- **STATED TASK**
Write out the entire listing below exactly, with the pictures left out.

- **AVAILABLE DATA**

════════

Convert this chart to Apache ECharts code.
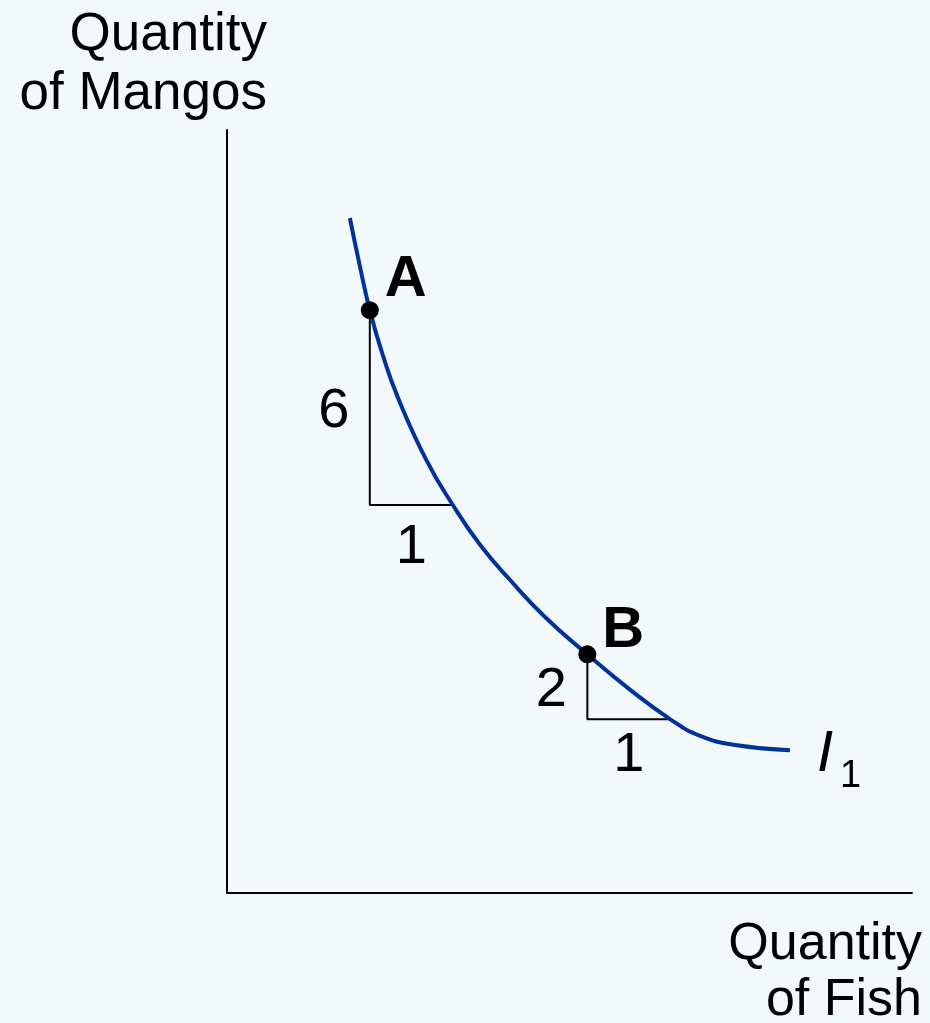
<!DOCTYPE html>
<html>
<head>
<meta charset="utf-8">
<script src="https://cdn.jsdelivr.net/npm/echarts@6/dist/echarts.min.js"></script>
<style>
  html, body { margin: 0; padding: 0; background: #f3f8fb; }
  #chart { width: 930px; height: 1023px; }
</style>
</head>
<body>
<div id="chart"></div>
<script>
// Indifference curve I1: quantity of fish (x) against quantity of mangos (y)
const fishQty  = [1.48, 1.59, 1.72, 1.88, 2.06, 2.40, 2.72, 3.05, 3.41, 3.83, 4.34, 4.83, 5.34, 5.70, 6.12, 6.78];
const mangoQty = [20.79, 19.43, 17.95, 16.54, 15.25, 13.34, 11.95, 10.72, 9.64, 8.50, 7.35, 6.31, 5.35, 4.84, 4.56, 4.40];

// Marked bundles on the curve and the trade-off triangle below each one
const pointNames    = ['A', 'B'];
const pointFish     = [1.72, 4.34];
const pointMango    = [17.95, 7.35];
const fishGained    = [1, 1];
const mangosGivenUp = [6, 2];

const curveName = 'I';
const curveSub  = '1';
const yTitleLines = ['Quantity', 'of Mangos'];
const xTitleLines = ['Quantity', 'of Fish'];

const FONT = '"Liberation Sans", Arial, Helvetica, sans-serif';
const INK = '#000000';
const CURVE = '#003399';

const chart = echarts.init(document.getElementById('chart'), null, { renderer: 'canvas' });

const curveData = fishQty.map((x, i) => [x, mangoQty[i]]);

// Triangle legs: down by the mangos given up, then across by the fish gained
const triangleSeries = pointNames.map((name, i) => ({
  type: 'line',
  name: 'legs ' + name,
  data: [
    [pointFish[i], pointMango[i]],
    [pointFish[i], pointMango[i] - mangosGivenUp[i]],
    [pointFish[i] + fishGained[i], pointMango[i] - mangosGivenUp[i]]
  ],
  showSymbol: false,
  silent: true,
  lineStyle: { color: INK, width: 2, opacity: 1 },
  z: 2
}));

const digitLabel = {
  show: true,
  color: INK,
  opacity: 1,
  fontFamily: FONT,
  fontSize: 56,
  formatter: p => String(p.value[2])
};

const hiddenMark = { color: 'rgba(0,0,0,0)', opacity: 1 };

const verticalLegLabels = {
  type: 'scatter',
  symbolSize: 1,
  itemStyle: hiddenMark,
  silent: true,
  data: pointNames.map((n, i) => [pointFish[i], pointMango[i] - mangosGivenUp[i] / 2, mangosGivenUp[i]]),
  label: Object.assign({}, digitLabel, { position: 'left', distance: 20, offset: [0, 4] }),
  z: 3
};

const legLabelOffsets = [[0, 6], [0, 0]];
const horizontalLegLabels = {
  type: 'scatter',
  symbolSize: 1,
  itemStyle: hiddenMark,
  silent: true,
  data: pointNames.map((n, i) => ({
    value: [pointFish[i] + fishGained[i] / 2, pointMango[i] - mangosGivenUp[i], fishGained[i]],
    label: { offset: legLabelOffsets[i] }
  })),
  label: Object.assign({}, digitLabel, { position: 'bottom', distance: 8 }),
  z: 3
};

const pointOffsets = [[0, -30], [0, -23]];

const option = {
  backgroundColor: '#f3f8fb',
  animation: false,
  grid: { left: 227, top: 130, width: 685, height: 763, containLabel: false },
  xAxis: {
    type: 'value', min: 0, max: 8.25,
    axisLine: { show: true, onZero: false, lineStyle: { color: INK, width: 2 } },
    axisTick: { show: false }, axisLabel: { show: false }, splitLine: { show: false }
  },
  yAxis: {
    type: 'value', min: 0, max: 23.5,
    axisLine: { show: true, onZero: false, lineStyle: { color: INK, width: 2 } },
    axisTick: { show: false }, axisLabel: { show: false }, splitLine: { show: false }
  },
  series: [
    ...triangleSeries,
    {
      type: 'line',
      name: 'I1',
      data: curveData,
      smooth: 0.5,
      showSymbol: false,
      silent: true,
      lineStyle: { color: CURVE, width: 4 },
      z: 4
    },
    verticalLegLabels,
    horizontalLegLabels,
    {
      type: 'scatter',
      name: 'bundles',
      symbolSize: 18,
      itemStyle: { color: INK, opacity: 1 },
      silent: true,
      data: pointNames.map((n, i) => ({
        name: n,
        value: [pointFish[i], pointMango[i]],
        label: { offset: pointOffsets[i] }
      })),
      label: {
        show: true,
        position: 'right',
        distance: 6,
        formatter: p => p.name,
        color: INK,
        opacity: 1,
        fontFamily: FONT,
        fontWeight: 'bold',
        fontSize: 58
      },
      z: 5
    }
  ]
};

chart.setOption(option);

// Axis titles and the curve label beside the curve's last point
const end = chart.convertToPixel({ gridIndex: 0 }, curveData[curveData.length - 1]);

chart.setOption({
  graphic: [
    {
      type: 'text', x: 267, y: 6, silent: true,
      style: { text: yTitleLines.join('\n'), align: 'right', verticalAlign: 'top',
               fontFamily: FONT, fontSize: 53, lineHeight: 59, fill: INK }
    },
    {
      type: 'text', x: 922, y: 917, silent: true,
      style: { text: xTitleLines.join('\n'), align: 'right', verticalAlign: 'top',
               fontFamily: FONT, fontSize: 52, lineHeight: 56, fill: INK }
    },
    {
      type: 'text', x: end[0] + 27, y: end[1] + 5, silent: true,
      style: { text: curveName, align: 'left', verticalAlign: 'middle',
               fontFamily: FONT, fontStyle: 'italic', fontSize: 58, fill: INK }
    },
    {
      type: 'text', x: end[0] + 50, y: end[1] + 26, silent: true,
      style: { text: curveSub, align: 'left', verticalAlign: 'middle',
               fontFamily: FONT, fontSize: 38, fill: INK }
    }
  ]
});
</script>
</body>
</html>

════════

- **THE REPLY**
Convert this chart to Apache ECharts code.
<!DOCTYPE html>
<html>
<head>
<meta charset="utf-8">
<script src="https://cdn.jsdelivr.net/npm/echarts@6/dist/echarts.min.js"></script>
<style>
  html, body { margin: 0; padding: 0; background: #f3f8fb; }
  #chart { width: 930px; height: 1023px; }
</style>
</head>
<body>
<div id="chart"></div>
<script>
// Indifference curve I1: quantity of fish (x) against quantity of mangos (y)
const fishQty  = [1.48, 1.59, 1.72, 1.88, 2.06, 2.40, 2.72, 3.05, 3.41, 3.83, 4.34, 4.83, 5.34, 5.70, 6.12, 6.78];
const mangoQty = [20.79, 19.43, 17.95, 16.54, 15.25, 13.34, 11.95, 10.72, 9.64, 8.50, 7.35, 6.31, 5.35, 4.84, 4.56, 4.40];

// Marked bundles on the curve and the trade-off triangle below each one
const pointNames    = ['A', 'B'];
const pointFish     = [1.72, 4.34];
const pointMango    = [17.95, 7.35];
const fishGained    = [1, 1];
const mangosGivenUp = [6, 2];

const curveName = 'I';
const curveSub  = '1';
const yTitleLines = ['Quantity', 'of Mangos'];
const xTitleLines = ['Quantity', 'of Fish'];

const FONT = '"Liberation Sans", Arial, Helvetica, sans-serif';
const INK = '#000000';
const CURVE = '#003399';

const chart = echarts.init(document.getElementById('chart'), null, { renderer: 'canvas' });

const curveData = fishQty.map((x, i) => [x, mangoQty[i]]);

// Triangle legs: down by the mangos given up, then across by the fish gained
const triangleSeries = pointNames.map((name, i) => ({
  type: 'line',
  name: 'legs ' + name,
  data: [
    [pointFish[i], pointMango[i]],
    [pointFish[i], pointMango[i] - mangosGivenUp[i]],
    [pointFish[i] + fishGained[i], pointMango[i] - mangosGivenUp[i]]
  ],
  showSymbol: false,
  silent: true,
  lineStyle: { color: INK, width: 2, opacity: 1 },
  z: 2
}));

const digitLabel = {
  show: true,
  color: INK,
  opacity: 1,
  fontFamily: FONT,
  fontSize: 56,
  formatter: p => String(p.value[2])
};

const hiddenMark = { color: 'rgba(0,0,0,0)', opacity: 1 };

const verticalLegLabels = {
  type: 'scatter',
  symbolSize: 1,
  itemStyle: hiddenMark,
  silent: true,
  data: pointNames.map((n, i) => [pointFish[i], pointMango[i] - mangosGivenUp[i] / 2, mangosGivenUp[i]]),
  label: Object.assign({}, digitLabel, { position: 'left', distance: 20, offset: [0, 4] }),
  z: 3
};

const legLabelOffsets = [[0, 6], [0, 0]];
const horizontalLegLabels = {
  type: 'scatter',
  symbolSize: 1,
  itemStyle: hiddenMark,
  silent: true,
  data: pointNames.map((n, i) => ({
    value: [pointFish[i] + fishGained[i] / 2, pointMango[i] - mangosGivenUp[i], fishGained[i]],
    label: { offset: legLabelOffsets[i] }
  })),
  label: Object.assign({}, digitLabel, { position: 'bottom', distance: 8 }),
  z: 3
};

const pointOffsets = [[0, -30], [0, -23]];

const option = {
  backgroundColor: '#f3f8fb',
  animation: false,
  grid: { left: 227, top: 130, width: 685, height: 763, containLabel: false },
  xAxis: {
    type: 'value', min: 0, max: 8.25,
    axisLine: { show: true, onZero: false, lineStyle: { color: INK, width: 2 } },
    axisTick: { show: false }, axisLabel: { show: false }, splitLine: { show: false }
  },
  yAxis: {
    type: 'value', min: 0, max: 23.5,
    axisLine: { show: true, onZero: false, lineStyle: { color: INK, width: 2 } },
    axisTick: { show: false }, axisLabel: { show: false }, splitLine: { show: false }
  },
  series: [
    ...triangleSeries,
    {
      type: 'line',
      name: 'I1',
      data: curveData,
      smooth: 0.5,
      showSymbol: false,
      silent: true,
      lineStyle: { color: CURVE, width: 4 },
      z: 4
    },
    verticalLegLabels,
    horizontalLegLabels,
    {
      type: 'scatter',
      name: 'bundles',
      symbolSize: 18,
      itemStyle: { color: INK, opacity: 1 },
      silent: true,
      data: pointNames.map((n, i) => ({
        name: n,
        value: [pointFish[i], pointMango[i]],
        label: { offset: pointOffsets[i] }
      })),
      label: {
        show: true,
        position: 'right',
        distance: 6,
        formatter: p => p.name,
        color: INK,
        opacity: 1,
        fontFamily: FONT,
        fontWeight: 'bold',
        fontSize: 58
      },
      z: 5
    }
  ]
};

chart.setOption(option);

// Axis titles and the curve label beside the curve's last point
const end = chart.convertToPixel({ gridIndex: 0 }, curveData[curveData.length - 1]);

chart.setOption({
  graphic: [
    {
      type: 'text', x: 267, y: 6, silent: true,
      style: { text: yTitleLines.join('\n'), align: 'right', verticalAlign: 'top',
               fontFamily: FONT, fontSize: 53, lineHeight: 59, fill: INK }
    },
    {
      type: 'text', x: 922, y: 917, silent: true,
      style: { text: xTitleLines.join('\n'), align: 'right', verticalAlign: 'top',
               fontFamily: FONT, fontSize: 52, lineHeight: 56, fill: INK }
    },
    {
      type: 'text', x: end[0] + 27, y: end[1] + 5, silent: true,
      style: { text: curveName, align: 'left', verticalAlign: 'middle',
               fontFamily: FONT, fontStyle: 'italic', fontSize: 58, fill: INK }
    },
    {
      type: 'text', x: end[0] + 50, y: end[1] + 26, silent: true,
      style: { text: curveSub, align: 'left', verticalAlign: 'middle',
               fontFamily: FONT, fontSize: 38, fill: INK }
    }
  ]
});
</script>
</body>
</html>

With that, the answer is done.